You can use any programming language, scripting language, markup language, framework or toolkit, but here are some hints.

  • Data storage: You can choose to store the data in a MySQL database, but you are also free to use and experiment with NoSQL databases such as ElasticSearch (try for example Kibana), Apache superset or any other framework of your choice.
  • Markup language: when needed, on the markup/client side you will want to use at least HTML, with proper CSS style classes assigned to elements. Try to stick to a modern presentation framework such as Twitter Bootstrap to prevent you from having to write custom CSS.
  • Scripting language: On the server side, you can use PHP to serve the data, and then use Javascript and in particular jQuery's interface for JSON on the client side. Depending on your type of data storage, you could also use Python on the server side. Or work with Node.js or Angular.js.
  • Visualization: For visually appealing charts you could for example use D3.js, Chart.js or Google Charts.

Not sure what to use? Go with what you learned in your first year the "easy mode":
- Data in the MySQL database (perhaps create some relevant indexes),
- One HTML page with the dashboard, styled using Twitter Bootstrap.
- One PHP script that serves relevant data in JSON-format.
- Some Javascript/jQuery code to put the data in relevant Google Charts diagrams.


Strategic BI Questions

The report that you hand in for this assignment should contain a short introduction to the data, the company and the dashboard.
Then, the following questions should be answered by querying the data or using the dashboard. For each question, always elaborately motivate your answers based on the data, for example by giving queries or instructions to use the dashboard.

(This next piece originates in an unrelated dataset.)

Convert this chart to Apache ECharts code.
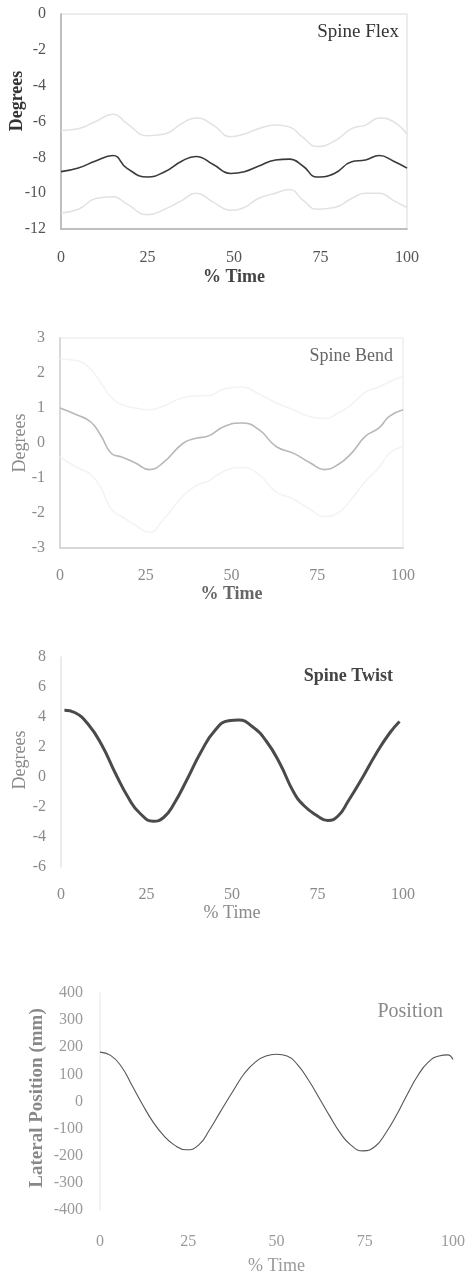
<!DOCTYPE html>
<html><head><meta charset="utf-8">
<script src="https://cdn.jsdelivr.net/npm/echarts@6/dist/echarts.min.js"></script>
<style>html,body{margin:0;padding:0;background:#fff}#c{width:469px;height:1276px}</style>
</head><body><div id="c"></div>
<script>
// ---- data ----
const xTicks = [0, 25, 50, 75, 100];

const flexTime  = [0,5,10,15,19,25,30,35,39,44,49,53,57,62,66,70,74,79,84,88,92,96,100];
const flexMean  = [-8.8,-8.6,-8.2,-7.9,-8.6,-9.1,-8.8,-8.2,-7.95,-8.4,-8.9,-8.8,-8.5,-8.15,-8.1,-8.5,-9.1,-8.9,-8.25,-8.15,-7.9,-8.2,-8.6];
const flexUpper = [-6.5,-6.4,-6.0,-5.6,-6.1,-6.8,-6.7,-6.1,-5.8,-6.2,-6.85,-6.7,-6.4,-6.2,-6.3,-6.9,-7.4,-7.1,-6.4,-6.2,-5.8,-6.0,-6.7];
const flexLower = [-11.1,-10.9,-10.3,-10.2,-10.6,-11.2,-10.9,-10.4,-10.0,-10.5,-10.95,-10.8,-10.3,-10.0,-9.8,-10.4,-10.9,-10.8,-10.3,-10.0,-10.0,-10.4,-10.8];

const bendTime  = [0,5,9,12,15,18,22,26,30,36,40,43,48,53,58,63,68,73,77,81,85,89,93,96,100];
const bendMean  = [1.0,0.8,0.6,0.2,-0.3,-0.4,-0.57,-0.76,-0.57,0,0.14,0.19,0.48,0.57,0.38,-0.1,-0.29,-0.57,-0.76,-0.62,-0.29,0.19,0.43,0.76,0.95];
const bendUpper = [2.4,2.35,2.1,1.7,1.3,1.1,1.0,0.95,1.05,1.3,1.35,1.35,1.55,1.6,1.4,1.15,0.95,0.75,0.7,0.85,1.1,1.45,1.6,1.75,1.9];
const bendLower = [-0.4,-0.7,-0.9,-1.3,-1.9,-2.1,-2.35,-2.55,-2.2,-1.5,-1.2,-1.1,-0.8,-0.7,-0.9,-1.4,-1.6,-1.9,-2.1,-2.0,-1.6,-1.1,-0.7,-0.3,-0.1];

const twistTime = [1,4,8,12,16,20,23,27,30,33,37,41,45,49,52,56,60,64,68,71,75,78,81,84,88,92,96,99];
const twistMean = [4.45,4.3,3.5,2.1,0.2,-1.5,-2.4,-2.95,-2.7,-1.8,-0.1,1.7,3.1,3.75,3.8,3.35,2.4,0.9,-1.0,-1.9,-2.6,-2.9,-2.6,-1.6,-0.1,1.5,2.9,3.7];

const posTime   = [0,3,6,9,12,15,18,21,24.5,28,31,34,38,41,44,47,50,53,56,59,62,65,68,71,74.5,78,81,84,87,90,93,96,98.5,100];
const posValue  = [182,170,130,61,-10,-75,-125,-160,-178,-160,-105,-40,45,105,145,168,174,168,135,80,15,-52,-115,-160,-182,-165,-115,-50,25,95,145,168,172,155];

const panelTitles = ['Spine Flex', 'Spine Bend', 'Spine Twist', 'Position'];
const yNames = ['Degrees', 'Degrees', 'Degrees', 'Lateral Position (mm)'];
const xName = '% Time';

// ---- chart ----
const FONT = '"Liberation Serif", "DejaVu Serif", serif';
const pairs = (xs, ys) => xs.map((x, i) => [x, ys[i]]);

const grids = [
  {left: 61, right: 62, top: 14, height: 215, show: true, borderColor: '#e6e6e6', borderWidth: 1.5},
  {left: 60, right: 66, top: 338, height: 210, show: true, borderColor: '#f0f0f0', borderWidth: 1.5},
  {left: 61, right: 66, top: 657, height: 210, show: false},
  {left: 100, right: 16, top: 993, height: 220, show: false}
];
const labelColors = ['#555', '#8a8a8a', '#8a8a8a', '#9a9a9a'];
const xNameColors = ['#444', '#666', '#8a8a8a', '#9a9a9a'];
const axisLineColors = ['#b0b0b0', '#d0d0d0', '#e6e6e6', '#eeeeee'];
const nameBold = [true, true, false, false];
const yRanges = [[-12, 0, 2], [-3, 3, 1], [-6, 8, 2], [-400, 400, 100]];
const xNameGaps = [39, 36, 37, 47];
const xLabelMargins = [21, 20, 20, 24];

const xAxis = grids.map((g, i) => ({
  type: 'value', gridIndex: i, min: 0, max: 100, interval: 25,
  axisLine: {show: i < 2, onZero: false, lineStyle: {color: axisLineColors[i], width: 1.5}},
  axisTick: {show: false}, splitLine: {show: false},
  axisLabel: {color: labelColors[i], fontFamily: FONT, fontSize: 16, margin: xLabelMargins[i]},
  name: xName, nameLocation: 'middle', nameGap: xNameGaps[i],
  nameTextStyle: {color: xNameColors[i], fontFamily: FONT, fontSize: 18, fontWeight: nameBold[i] ? 'bold' : 'normal'}
}));
const yAxis = grids.map((g, i) => ({
  type: 'value', gridIndex: i, min: yRanges[i][0], max: yRanges[i][1], interval: yRanges[i][2],
  axisLine: {show: true, onZero: false, lineStyle: {color: axisLineColors[i], width: 1.5}},
  axisTick: {show: false}, splitLine: {show: false},
  axisLabel: {color: labelColors[i], fontFamily: FONT, fontSize: 16, margin: i === 3 ? 17 : 15}
}));

const line = (i, xs, ys, color, width) => ({
  type: 'line', xAxisIndex: i, yAxisIndex: i, data: pairs(xs, ys),
  smooth: 0.5, showSymbol: false, symbol: 'none',
  lineStyle: {color: color, width: width}, silent: true
});

const series = [
  line(0, flexTime, flexUpper, '#e2e2e2', 1.5),
  line(0, flexTime, flexLower, '#e2e2e2', 1.5),
  line(0, flexTime, flexMean, '#3a3a3a', 1.6),
  line(1, bendTime, bendUpper, '#f3f3f3', 1.5),
  line(1, bendTime, bendLower, '#f3f3f3', 1.5),
  line(1, bendTime, bendMean, '#b8b8b8', 1.6),
  line(2, twistTime, twistMean, '#4a4a4a', 3),
  line(3, posTime, posValue, '#555', 1.1)
];

const titleTops = [18, 342, 662, 997];
const titleRights = [65, 71, 71, 21];
const titleColors = ['#333', '#666', '#444', '#8a8a8a'];
const titleBold = [false, false, true, false];
const titleSizes = [19, 18, 18, 20];
const title = panelTitles.map((t, i) => ({
  text: t, right: titleRights[i], top: titleTops[i],
  textStyle: {fontFamily: FONT, fontSize: titleSizes[i], color: titleColors[i], fontWeight: titleBold[i] ? 'bold' : 'normal'}
}));

// rotated y-axis names
const yNamePos = [[17, 101], [20, 443], [20, 760], [37, 1098]];
const yNameColors = ['#333', '#888', '#888', '#888'];
const yNameBold = [true, false, false, true];
const yNameSizes = [18, 18, 18, 19];
const graphic = yNames.map((t, i) => ({
  type: 'text', x: yNamePos[i][0], y: yNamePos[i][1], rotation: Math.PI / 2, silent: true,
  style: {text: t, fill: yNameColors[i], font: (yNameBold[i] ? 'bold ' : '') + yNameSizes[i] + 'px ' + FONT,
          align: 'center', verticalAlign: 'middle'}
}));

const chart = echarts.init(document.getElementById('c'), null, {renderer: 'canvas'});
chart.setOption({
  animation: false, backgroundColor: '#fff',
  title, grid: grids, xAxis, yAxis, series, graphic
});
</script></body></html>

  1. [10p] Visualization For each component of your dashboard, explain how you mapped data attributes to visual attributes, and why you made various visualization or interaction design choices. How do these choices help management understand the data, and to what extent have you implemented "Codeless reporting"?
  2. [10p] Decision Making: For next year, company management has budget to start expanding in three countries. Based on the data, what are the emerging countries in which expansion could be worthwile? State how you define "emerging". Try to do more than counting transactions. For example, look for a trend, or also incorporate volume or customer behavior.
  3. [10p] Cashflow Requirements Assume that it costs actual money to produce the coins (for example, because they are mined from a blockchain), and that one credit costs the company EUR 0.00025 to produce (and this production can be done instantly, real-time, as-a-service). Assume that all of a month's turnover in cash from payment methods provides arrives, at once, 30 days after the end of the respective month. Now calculate for 2013 how much cash the company should have at any point in time in order to pay its production costs. What metrics do you compute on a per-month basis, and how do you use them to find your answer?
  4. [10p] Fraud and Compliance: Gaming companies have a responsibility towards society to prevent addiction and excessive spending patterns. A customer that makes more than 50 orders within one day can be considered addicted, but (assuming that the coins have value and can be resold) could also be committing fraud (for example, with a stolen credit card or phone). How do you identify a customer when a customer can have multiple account names in the game? How do you propose to distinguish between addiction and fraud based on the data? What are the results of applying your metric to the data, i.e., who are potential fraudulent users?

Good luck with the assignment! Ask questions. A lot, if you have to. The deadline is posted on the course website.